→ Aim
Leave out the pictures and print only the lines from the one with "Write the Altair code for this chart." through the one with "import pandas as pd", exactly as they are.

→ Stored data
[Begin]

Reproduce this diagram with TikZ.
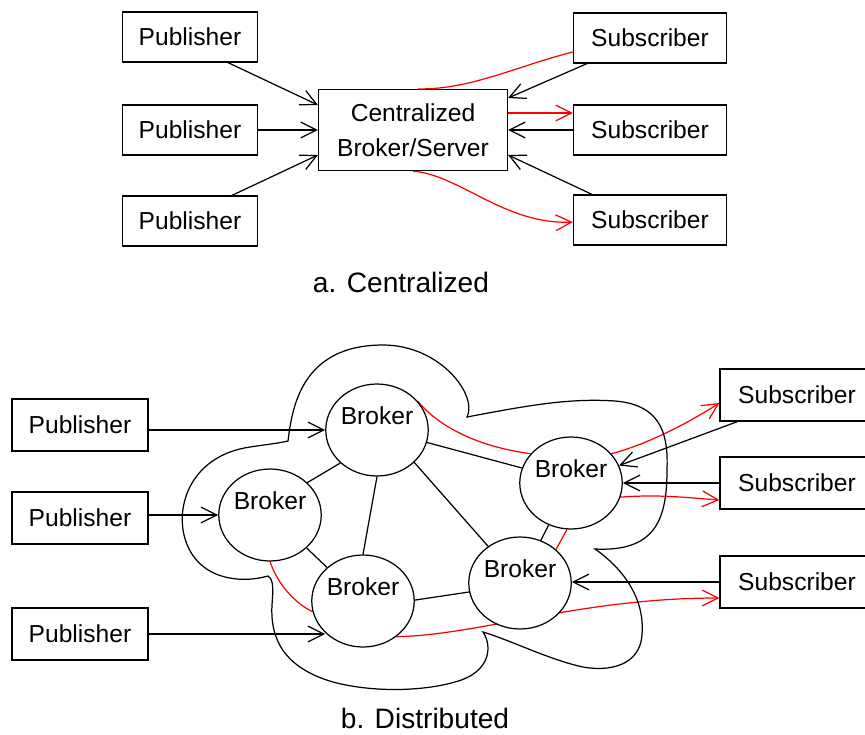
\documentclass[tikz,border=0pt]{standalone}
\usepackage{fontspec}
\setmainfont{Liberation Sans}
\usetikzlibrary{arrows.meta,shapes.geometric,backgrounds}

\begin{document}
\begin{tikzpicture}[x=0.02cm,y=-0.02cm,line width=0.7pt,
	box/.style={draw,inner sep=0pt,minimum height=1cm,font=\fontsize{14}{17}\selectfont},
	pubbox/.style={box,minimum width=2.7cm},
	subbox/.style={box,minimum width=3.06cm},
	broker/.style={draw,ellipse,fill=white,inner sep=0pt,minimum width=2.04cm,minimum height=1.84cm,
		text height=0.3cm,text depth=0.54cm,font=\fontsize{14}{17}\selectfont},
	caption/.style={font=\fontsize{16}{19}\selectfont},
	arr/.style={-{Straight Barb[length=9pt,width=9pt]}},
	note/.style={red}]

	\useasboundingbox (0,0) rectangle (865,734);

	% a. centralized
	\node (P1)[pubbox] at (190,37) {Publisher};
	\node (P2)[pubbox] at (190,130) {Publisher};
	\node (P3)[pubbox] at (190,221) {Publisher};
	\node (S1)[subbox] at (650,38) {Subscriber};
	\node (S2)[subbox] at (650,130) {Subscriber};
	\node (S3)[subbox] at (650,220) {Subscriber};
	\node (C)[draw,inner sep=0pt,minimum width=3.78cm,minimum height=1.62cm,align=center,
		font=\fontsize{14}{19.8}\selectfont] at (413,130) {Centralized\\Broker/Server};
	\node (capA)[caption] at (401,282) {a. Centralized};

	\draw [arr] ([xshift=0.76cm]P1.south) -- ([yshift=0.5cm]C.west);
	\draw [arr] (P2.east) -- (C.west);
	\draw [arr] ([xshift=0.84cm]P3.north) -- ([yshift=-0.5cm]C.west);

	\draw [arr] ([xshift=-1.26cm]S1.south) -- ([yshift=0.64cm]C.east);
	\draw [arr] (S2.west) -- (C.east);
	\draw [arr] ([xshift=-1.16cm]S3.north) -- ([yshift=-0.5cm]C.east);

	\draw [note] ([yshift=-0.28cm]S1.west) .. controls (520,65) and (470,90) .. ([xshift=0.1cm]C.north);
	\draw [note,arr] ([yshift=0.34cm]C.east) -- ([yshift=0.34cm]S2.west);
	\draw [note,arr] (C.south) .. controls (460,175) and (505,225) .. ([yshift=-0.04cm]S3.west);

	% b. distributed
	\node (DP1)[pubbox,minimum width=2.72cm,minimum height=1.04cm] at (80,425) {Publisher};
	\node (DP2)[pubbox,minimum width=2.72cm,minimum height=1.04cm] at (80,518) {Publisher};
	\node (DP3)[pubbox,minimum width=2.72cm,minimum height=1.04cm] at (80,634) {Publisher};
	\node (DS1)[subbox,minimum width=3.08cm,minimum height=1.04cm] at (797,395) {Subscriber};
	\node (DS2)[subbox,minimum width=3.08cm,minimum height=1.04cm] at (797,483) {Subscriber};
	\node (DS3)[subbox,minimum width=3.08cm,minimum height=1.04cm] at (797,582) {Subscriber};

	\node (B1)[broker] at (377,430) {Broker};
	\node (B2)[broker] at (270,515) {Broker};
	\node (B3)[broker] at (363,601) {Broker};
	\node (B4)[broker] at (571,483) {Broker};
	\node (B5)[broker] at (520,583) {Broker};
	\node (capB)[caption] at (425,718) {b. Distributed};

	% the cloud round the brokers
	\draw (288,441) .. controls (292,410) and (300,345) .. (383,345)
		.. controls (440,345) and (478,395) .. (467,417)
		.. controls (530,405) and (570,398) .. (615,401)
		.. controls (665,405) and (668,440) .. (667,470)
		.. controls (667,520) and (655,552) .. (595,549)
		.. controls (625,570) and (645,600) .. (642,635)
		.. controls (640,665) and (610,672) .. (583,667)
		.. controls (550,660) and (510,640) .. (483,632)
		.. controls (492,645) and (492,672) .. (455,682)
		.. controls (420,692) and (370,692) .. (333,682)
		.. controls (285,668) and (270,640) .. (272,605)
		.. controls (273,590) and (274,580) .. (268,576)
		.. controls (240,584) and (195,580) .. (184,535)
		.. controls (176,500) and (195,455) .. (250,447)
		.. controls (270,444) and (280,443) .. cycle;

	\begin{scope}[on background layer,every path/.append style={line width=0.7pt}]
	\draw (B1.-138) -- (B2.41);
	\draw (B1.south) -- (B3.north);
	\draw (B1.-41) -- (B5.131);
	\draw (B1.-14) -- (B4.163);
	\draw (B2.-42) -- (B3.137);
	\draw (B3.1) -- (B5.190);
	\draw (B4.-118) -- (B5.64);

	\draw [note] (B1.35) .. controls (440,428) and (480,447) .. (B4.144);
	\draw [note] (B4.-95) -- (B5.43);
	\draw [note] (B2.south) .. controls (278,585) and (295,603) .. (B3.-168);
	\draw [note,arr] (B3.-47) .. controls (480,635) and (580,598) .. ([yshift=-0.32cm]DS3.west);
	\draw [note,arr] (B4.36) .. controls (645,445) and (685,425) .. ([yshift=-0.16cm]DS1.west);
	\draw [note,arr] (B4.-16) .. controls (660,494) and (690,498) .. ([yshift=-0.34cm]DS2.west);
	\end{scope}

	\draw [arr] (DP1.east |- B1.west) -- (B1.west);
	\draw [arr] (DP2.east |- B2.west) -- (B2.west);
	\draw [arr] (DP3.east) -- (DP3.east -| B3.-140);

	\draw [arr] ([xshift=0.36cm]DS1.south west) -- (B4.20);
	\draw [arr] (DS2.west) -- (B4.east);
	\draw [arr] (DS3.west) -- (DS3.west -| B5.east);

\end{tikzpicture}
\end{document}
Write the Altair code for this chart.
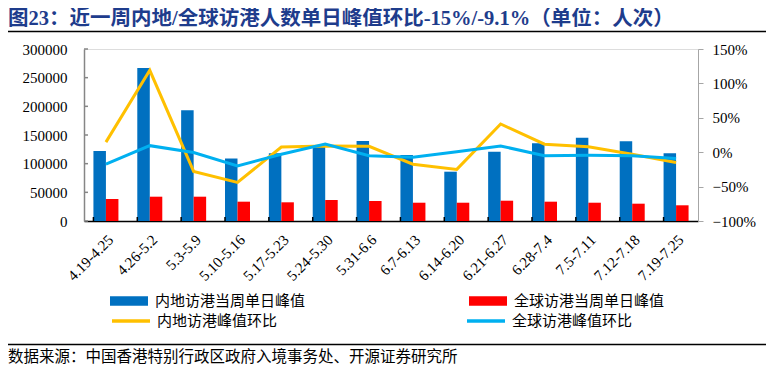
import altair as alt
import pandas as pd

weeks = ["4.19-4.25", "4.26-5.2", "5.3-5.9", "5.10-5.16", "5.17-5.23", "5.24-5.30",
         "5.31-6.6", "6.7-6.13", "6.14-6.20", "6.21-6.27", "6.28-7.4", "7.5-7.11",
         "7.12-7.18", "7.19-7.25"]
mainland_peak = [122000, 267000, 193000, 109000, 118000, 130000, 139500,
                 115000, 86000, 121000, 135500, 145000, 139000, 118000]
global_peak = [38400, 42400, 42400, 33700, 32600, 36600, 34900,
               31900, 31900, 35400, 33700, 31900, 30200, 27400]
mainland_chg = [14.6, 119.0, -28.0, -44.0, 7.5, 9.0, 8.5,
                -17.5, -25.0, 41.0, 11.7, 8.0, -3.0, -15.0]
global_chg = [-17.5, 9.5, -0.5, -20.0, -3.0, 11.7, -5.0,
              -7.5, 0.5, 9.0, -5.0, -4.5, -5.3, -9.1]
left_ticks = [0, 50000, 100000, 150000, 200000, 250000, 300000]
right_ticks = [-1.0, -0.5, 0.0, 0.5, 1.0, 1.5]

bar_names = ["内地访港当周单日峰值", "全球访港当周单日峰值"]
line_names = ["内地访港峰值环比", "全球访港峰值环比"]
bar_colors = ["#0070C0", "#FF0000"]
line_colors = ["#FFC000", "#00B0F0"]

title_text = "图23：近一周内地/全球访港人数单日峰值环比-15%/-9.1%（单位：人次）"
source_text = "数据来源：中国香港特别行政区政府入境事务处、开源证券研究所"

bar_df = pd.DataFrame({
    "week": weeks * 2,
    "series": [bar_names[0]] * len(weeks) + [bar_names[1]] * len(weeks),
    "value": mainland_peak + global_peak,
})
line_df = pd.DataFrame({
    "week": weeks * 2,
    "series": [line_names[0]] * len(weeks) + [line_names[1]] * len(weeks),
    "pct": [v / 100 for v in mainland_chg + global_chg],
})
week_df = pd.DataFrame({"week": weeks})
lt_df = pd.DataFrame({"value": left_ticks})

W, H = 614, 172
SERIF = "Liberation Serif"
CJK = "Noto Sans CJK SC"
MIX = "Liberation Serif, Noto Sans CJK SC"

x_axis = alt.Axis(title=None, labelAngle=-45, labelFont=SERIF, labelFontSize=15,
                  labelColor="black", domainColor="black", domainWidth=1.5,
                  tickSize=0, tickOpacity=0, labelPadding=11, labels=True)
x_scale = alt.Scale(paddingInner=0.43, paddingOuter=0.215)

bars = alt.Chart(bar_df).mark_bar().encode(
    x=alt.X("week:N", sort=weeks, scale=x_scale, axis=x_axis),
    xOffset=alt.XOffset("series:N", sort=bar_names,
                        scale=alt.Scale(paddingInner=0, paddingOuter=0)),
    y=alt.Y("value:Q", scale=alt.Scale(domain=[0, 300000], nice=False, zero=True),
            axis=alt.Axis(title=None, values=left_ticks, format="d", labelFont=SERIF,
                          labelFontSize=15, labelColor="black", domainColor="#868686",
                          domainWidth=1.5, ticks=False, labelPadding=17, grid=False)),
    fill=alt.Fill("series:N", sort=bar_names,
                  scale=alt.Scale(domain=bar_names, range=bar_colors),
                  legend=alt.Legend(title=None, orient="none", legendX=26, legendY=233,
                                    direction="horizontal",
                                    symbolType="M-1,-0.25H1V0.25H-1Z", symbolSize=1444,
                                    symbolStrokeWidth=0, labelFont=CJK, labelFontSize=15,
                                    labelColor="black", labelOffset=7, columnPadding=163,
                                    padding=0, labelLimit=400)),
)

left_tick_rules = alt.Chart(lt_df).mark_rule(color="#868686", strokeWidth=1.5).encode(
    y=alt.Y("value:Q", scale=alt.Scale(domain=[0, 300000], nice=False, zero=True), axis=None),
    x=alt.value(0), x2=alt.value(4),
)

x_tick_rules = alt.Chart(week_df).mark_rule(color="black", strokeWidth=1.5).encode(
    x=alt.X("week:N", sort=weeks, bandPosition=0, scale=x_scale, axis=x_axis),
    y=alt.value(H), y2=alt.value(H - 4),
)

title_mark = alt.Chart(pd.DataFrame({"t": [title_text]})).mark_text(
    align="left", baseline="middle", font=MIX, fontSize=20.5, fontWeight="bold",
    color="#1E3C8C").encode(text="t:N", x=alt.value(-76), y=alt.value(-30.5))

source_mark = alt.Chart(pd.DataFrame({"t": [source_text]})).mark_text(
    align="left", baseline="middle", font=CJK, fontSize=15.5, color="black"
).encode(text="t:N", x=alt.value(-76), y=alt.value(307.5))

top_line = alt.Chart(pd.DataFrame({"a": [0]})).mark_rule(color="black", strokeWidth=1.5).encode(
    x=alt.value(-80), x2=alt.value(700), y=alt.value(-17.5))
bottom_line = alt.Chart(pd.DataFrame({"a": [0]})).mark_rule(color="black", strokeWidth=1.5).encode(
    x=alt.value(-80), x2=alt.value(700), y=alt.value(295.5))

lines = alt.Chart(line_df).mark_line(strokeWidth=3).encode(
    x=alt.X("week:N", sort=weeks, scale=x_scale, axis=x_axis),
    y=alt.Y("pct:Q", scale=alt.Scale(domain=[-1, 1.5], nice=False),
            axis=alt.Axis(title=None, orient="right", values=right_ticks, format=".0%",
                          labelFont=SERIF, labelFontSize=15, labelColor="black",
                          domainColor="#A6A6A6", domainWidth=1, tickColor="#A6A6A6",
                          tickSize=5, labelPadding=9, grid=False)),
    stroke=alt.Stroke("series:N", sort=line_names,
                      scale=alt.Scale(domain=line_names, range=line_colors),
                      legend=alt.Legend(title=None, orient="none", legendX=26, legendY=251,
                                        direction="horizontal", symbolType="stroke",
                                        symbolSize=1444, symbolStrokeWidth=3.5,
                                        labelFont=CJK, labelFontSize=15, labelColor="black",
                                        labelOffset=5, columnPadding=182, padding=0,
                                        labelLimit=400)),
)

chart = alt.layer(bars, left_tick_rules, lines, x_tick_rules, title_mark, source_mark,
                  top_line, bottom_line).resolve_scale(y="independent").properties(
    width=W, height=H,
    padding={"left": 76, "top": 41, "right": 68, "bottom": 145},
    autosize=alt.AutoSizeParams(type="none"),
).configure_view(stroke=None).configure(background="white")

chart.save("out.html", embed_options={"renderer": "svg", "actions": False})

[End]

→ Result of this task
Write the Altair code for this chart.
import altair as alt
import pandas as pd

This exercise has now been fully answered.